OBJECTIVE
Retype only what runs from the first line of the listing to the line holding "const annotateCategory = 'framing';", both included. Do not retype the pictures.

GIVEN MATERIAL

◆ ◆ ◆

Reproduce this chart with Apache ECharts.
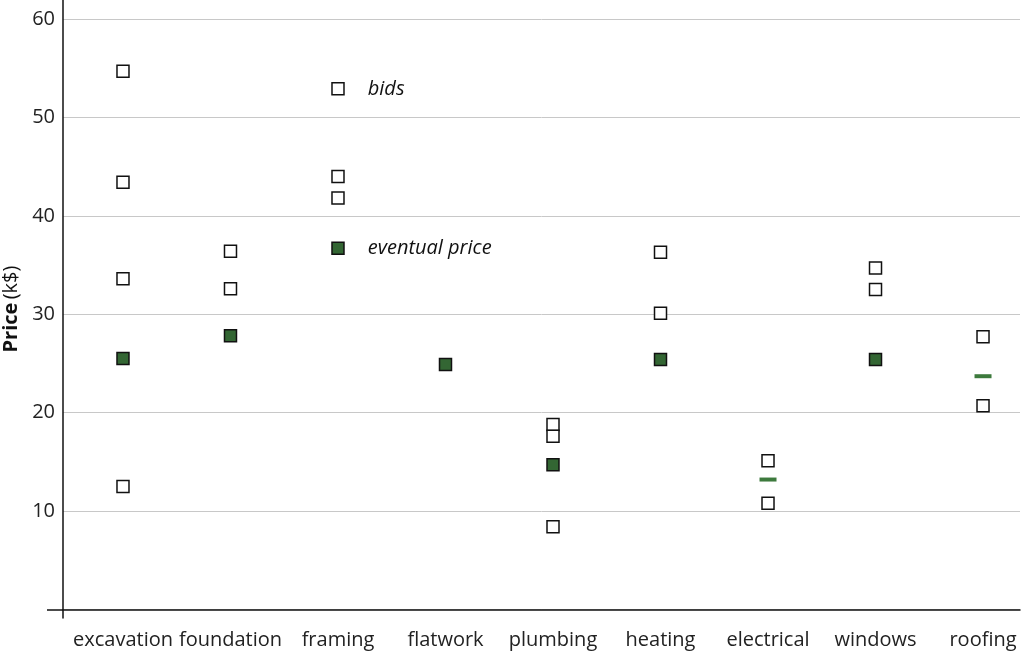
<!DOCTYPE html>
<html><head><meta charset="utf-8">
<script src="https://cdn.jsdelivr.net/npm/echarts@6/dist/echarts.min.js"></script>
<style>html,body{margin:0;padding:0;background:#fff}#c{width:1024px;height:652px}</style>
</head><body><div id="c"></div>
<script>
const categories = ['excavation','foundation','framing','flatwork','plumbing','heating','electrical','windows','roofing'];
const bids = [
  [54.7, 43.4, 33.6, 12.5],
  [36.4, 32.6],
  [52.9, 44.0, 41.8],
  [],
  [18.8, 17.6, 8.4],
  [36.3, 30.1],
  [15.1, 10.8],
  [34.7, 32.5],
  [27.7, 20.7]
];
const eventualPrice = [25.5, 27.8, 36.7, 24.9, 14.7, 25.4, null, 25.4, null];
const estimatedPrice = [null, null, null, null, null, null, 13.2, null, 23.7];
const yTicks = [10, 20, 30, 40, 50, 60];
const annotateCategory = 'framing';

const FONT = 'Open Sans';
const annIdx = categories.indexOf(annotateCategory);
const labelStyle = {show: true, position: 'right', distance: 23, fontFamily: FONT, fontStyle: 'italic', fontSize: 20, color: '#111'};

const bidData = [];
bids.forEach((arr, i) => arr.forEach((v, j) => {
  const item = {value: [i, v]};
  if (i === annIdx && j === 0) item.label = Object.assign({formatter: 'bids'}, labelStyle);
  bidData.push(item);
}));
const evData = [];
eventualPrice.forEach((v, i) => { if (v != null) {
  const item = {value: [i, v]};
  if (i === annIdx) item.label = Object.assign({formatter: 'eventual price'}, labelStyle);
  evData.push(item);
}});
const estData = [];
estimatedPrice.forEach((v, i) => { if (v != null) estData.push([i, v]); });

const chart = echarts.init(document.getElementById('c'), null, {renderer: 'canvas'});
chart.setOption({
  animation: false,
  grid: {left: 63, right: 4, top: 0, bottom: 34, containLabel: false, outerBoundsMode: 'none'},
  xAxis: {
    type: 'value', min: -0.558, max: 8.344,
    axisLine: {show: true, onZero: true, lineStyle: {color: '#111', width: 1.5}},
    axisTick: {show: false},
    splitLine: {show: false},
    axisLabel: {customValues: categories.map((c, i) => i), formatter: v => categories[Math.round(v)] || '',
      fontFamily: FONT, fontSize: 20, color: '#222', margin: 12}
  },
  yAxis: [{
    type: 'value', min: -0.87, max: 61.93, position: 'left',
    name: '{b|Price} {n|(k$)}', nameLocation: 'middle', nameGap: 41, nameRotate: 90,
    nameTextStyle: {rich: {b: {fontFamily: FONT, fontWeight: 'bold', fontSize: 20, color: '#111'}, n: {fontFamily: FONT, fontSize: 20, color: '#111'}}},
    axisLine: {show: true, onZero: false, lineStyle: {color: '#111', width: 1.5}},
    axisTick: {show: false, customValues: [0].concat(yTicks)},
    splitLine: {show: true, lineStyle: {color: '#c8c8c8', width: 1}},
    axisLabel: {customValues: yTicks, fontFamily: FONT, fontSize: 20, color: '#222', margin: 8}
  }, {
    type: 'value', min: -0.87, max: 61.93, position: 'left', offset: 0,
    axisLine: {show: false, onZero: false},
    axisTick: {show: true, customValues: [0], length: 16, lineStyle: {color: '#111', width: 1.5}},
    axisLabel: {show: false}, splitLine: {show: false}
  }],
  series: [{
    name: 'bids', type: 'scatter', symbol: 'rect', symbolSize: 12,
    itemStyle: {color: '#fff', borderColor: '#111', borderWidth: 1.5, opacity: 1},
    data: bidData, z: 3
  }, {
    name: 'eventual price', type: 'scatter', symbol: 'rect', symbolSize: 12,
    itemStyle: {color: '#336633', borderColor: '#111', borderWidth: 1.5, opacity: 1},
    data: evData, z: 4
  }, {
    name: 'estimate', type: 'scatter', symbol: 'rect', symbolSize: [17, 4],
    itemStyle: {color: '#3d7a3d', opacity: 1},
    data: estData, z: 4
  }]
});
</script></body></html>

◆ ◆ ◆

RESULT OF THIS EXERCISE
Reproduce this chart with Apache ECharts.
<!DOCTYPE html>
<html><head><meta charset="utf-8">
<script src="https://cdn.jsdelivr.net/npm/echarts@6/dist/echarts.min.js"></script>
<style>html,body{margin:0;padding:0;background:#fff}#c{width:1024px;height:652px}</style>
</head><body><div id="c"></div>
<script>
const categories = ['excavation','foundation','framing','flatwork','plumbing','heating','electrical','windows','roofing'];
const bids = [
  [54.7, 43.4, 33.6, 12.5],
  [36.4, 32.6],
  [52.9, 44.0, 41.8],
  [],
  [18.8, 17.6, 8.4],
  [36.3, 30.1],
  [15.1, 10.8],
  [34.7, 32.5],
  [27.7, 20.7]
];
const eventualPrice = [25.5, 27.8, 36.7, 24.9, 14.7, 25.4, null, 25.4, null];
const estimatedPrice = [null, null, null, null, null, null, 13.2, null, 23.7];
const yTicks = [10, 20, 30, 40, 50, 60];
const annotateCategory = 'framing';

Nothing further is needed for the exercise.